The next dance is one for all the ages and I grab Sef’s hand.
“I’ve never seen Mom dance.” I can’t believe that, somehow.
“You’ve seen me dance.”
“Contra and English Country Dance. But I’ve never seen you dance without specific steps. You’re really bad at it.”
Lee butts in. “Everybody is. Just dance and don’t worry about it.”
A few years ago she would. Maybe a few years from now she will. But right now, at twenty-four, she won’t. She can’t. What she can do is still be embarrassed by her parents. It is an unsettled age when one may be more comfortable with oneself but one still cannot quite grasp aging, that one becomes more and more like one’s parents. Sef can certainly dance but dancing with me reminds her there are things she cannot do, things she isn’t as good at as she’d like. Perhaps.
And so she dances not quite with us, not quite apart from us. She dances with Lee’s sister, Fran, who dances no differently than Lee but is neither her mother nor father.
The song ends.
I walk over to Bob. “You guys are so cute. Dance with her while you can. She won’t be dancing with you long.”

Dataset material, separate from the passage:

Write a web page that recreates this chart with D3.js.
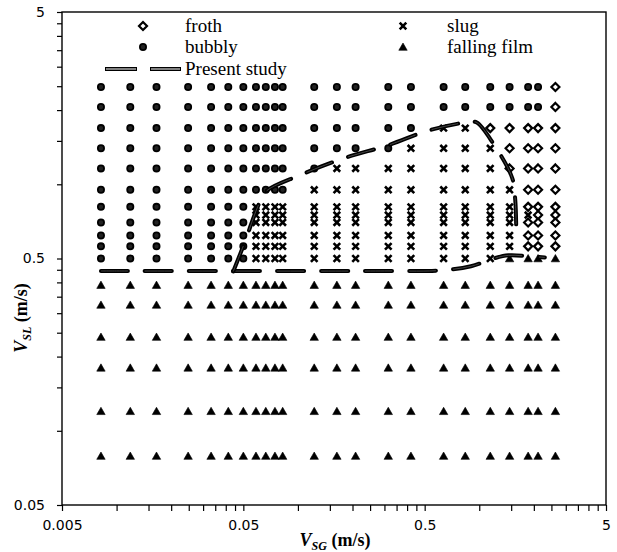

“That’s what I figured. Maybe another year or two, God willing. Then, who knows?
We talk about our daughters, passing time, fazes and fads. People join and leave the conversation, Lee’s aunts, her cousins, Sef, Lee. Another song comes and we dance. Dinner comes. Dinner ends. We dance.
The next day we are at Fran’s house for brunch. A large comfortable home in Potomac. The gathered are mostly family. We nosh on eggs, lox, bagels, fruit. We talk. Sit in the back yard in the cool October air. Sit inside at the kitchen table.
Sef had left early that morning, taking a cab before seven to the Metro, the Metro to DC and an Amtrak to New York City. Then another train an hour and a half north to Beacon. She calls to say she arrived. It is a few minutes after one.
“Your mother isn’t budging.”
“Leave her alone. She never gets to see her cousins. She’s happy.”
“Oh, trust me. I wouldn’t say a thing. We’ll leave whenever she decides to or when she discovers the time.”
Of course, Sef doesn’t have to drive from Maryland to Central Florida.
But looking at Lee, she is happy. She glows. The entire time here she glows and from this happiness I will not move her.
Our plan was to get to Fran’s about eleven and stay for two or three hours. To leave by one or two, drive until seven or eight. That would put us in South Carolina and leave us an easy day’s driving tomorrow. It is now after three. The crowd has thinned. It is now after four. People have left for airports, for drives to Philly and New Jersey. It is now after five. Only a few of the cousins are left and we all sit in the kitchen. Lee talks about how much she likes the area, how much she misses the North, how we plan to become bi-locational, someday, somehow.
Some understand. Some don’t. But it’s cold. But it’s crowded. Who would not like Florida?
Fran mentions the time over iced tea and apple slices. Suggests that, as much as she loves having us, we have a long drive. Or we could at least leave early enough to go do something on the way we can’t do at home. Why not pick apples?
Pick apples? Well, yes! Lee loves the idea. So do I. Fran looks up the address for us. She goes there with her kids to pick berries, apples, pumpkins, squash. It is close by. I look at the time, say nothing.
We say our good-byes. This takes about half an hour while Fran reminds Lee that daylight will end sooner than she thinks.
As we drive, the parks are full of people playing. The sidewalks are full of people walking. Late on a Sunday evening and people are out being social, being active, being a community.
Turn by turn, we arrive at Pooleville, follow the signs and pull into Homestead Farms. It might take a while to find a parking space. But that’s ok. There are apples in my future.